IV. Complex Concepts Simplified
- Honest Services Wire Fraud (18 U.S.C. §§ 1343, 1346): A form of wire fraud where the “scheme” is depriving the public of an official’s honest services through bribery or kickbacks. After Skilling, it does not cover vague conflicts of interest without bribery/kickbacks.
- Federal Program Bribery (§ 666): Criminalizes bribery involving agents of governments/organizations that receive at least $10,000 in federal benefits in a one-year period, where the bribery relates to transactions worth $5,000 or more. In the Sixth Circuit (per Suarez), the bribe need not be tied to the federal dollars themselves.
- Travel Act (18 U.S.C. § 1952): Targets use of interstate travel or facilities (including interstate communications) to promote certain unlawful activities. The “interstate” component is essential.
- Quid pro quo: Latin for “this for that.” In bribery law it means an exchange: something of value given or promised in return for an official act.
- “Official act” (post-McDonnell): Not every helpful act by an official qualifies. It requires action (or agreement to act) on a specific, focused governmental matter involving formal power. Pressure/advice aimed at another official’s decision can qualify.
- Rule 29 motion: A request for judgment of acquittal asserting the evidence is insufficient. If a defendant makes specific Rule 29 arguments, other grounds may be treated as waived on appeal.
- Plain error review: A demanding appellate standard used when an issue was not properly preserved. Relief typically requires a clear legal mistake that likely mattered to the outcome and seriously affects the proceedings’ fairness or legitimacy.
- Collateral consequences: Non-prison penalties that flow from conviction (e.g., disbarment, reputation damage, loss of employment). Sixth Circuit precedent limits using these consequences as a basis to reduce the seriousness of sentencing.

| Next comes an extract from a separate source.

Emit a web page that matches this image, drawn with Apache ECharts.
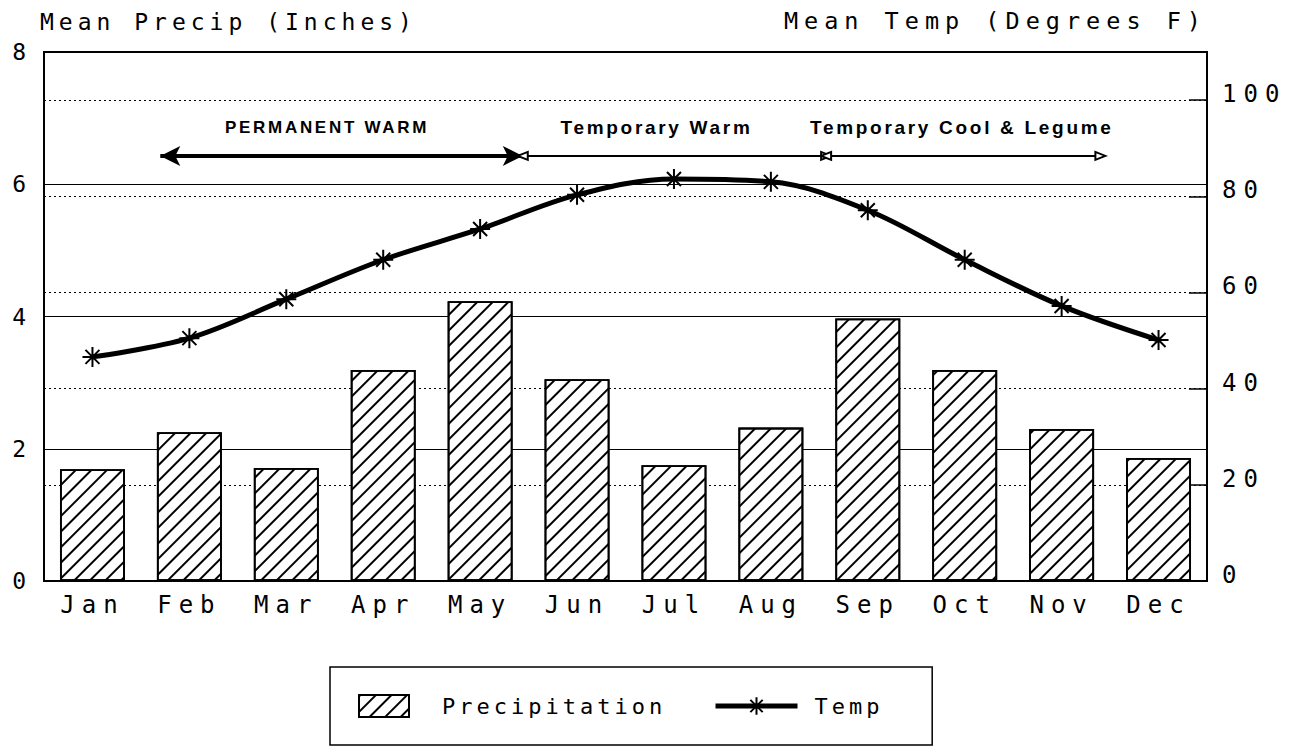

- Avowal testimony: Testimony taken outside the jury’s presence to preserve the record of excluded evidence for appellate review.
V. Conclusion
United States v. Goldy is a high-salience public corruption decision that consolidates several practical trial and appellate principles. Substantively, it applies McDonnell, Skilling, and Snyder to uphold bribery-based honest-services and § 666 convictions grounded in a sustained quid pro quo. Procedurally, it underscores that “official act” is a legal definition supplied by the court, not a topic for defendant “state-law” instruction masquerading as testimony, and it illustrates how preservation failures push defendants into the narrow corridor of plain-error review. Finally, it confirms (at least in the Sixth Circuit) that § 666’s federal funding element is satisfied at the state-benefits level without a bribe-to-federal-program nexus requirement, and it reiterates restrained appellate intervention in supervised release and sentencing decisions when objections were not timely made.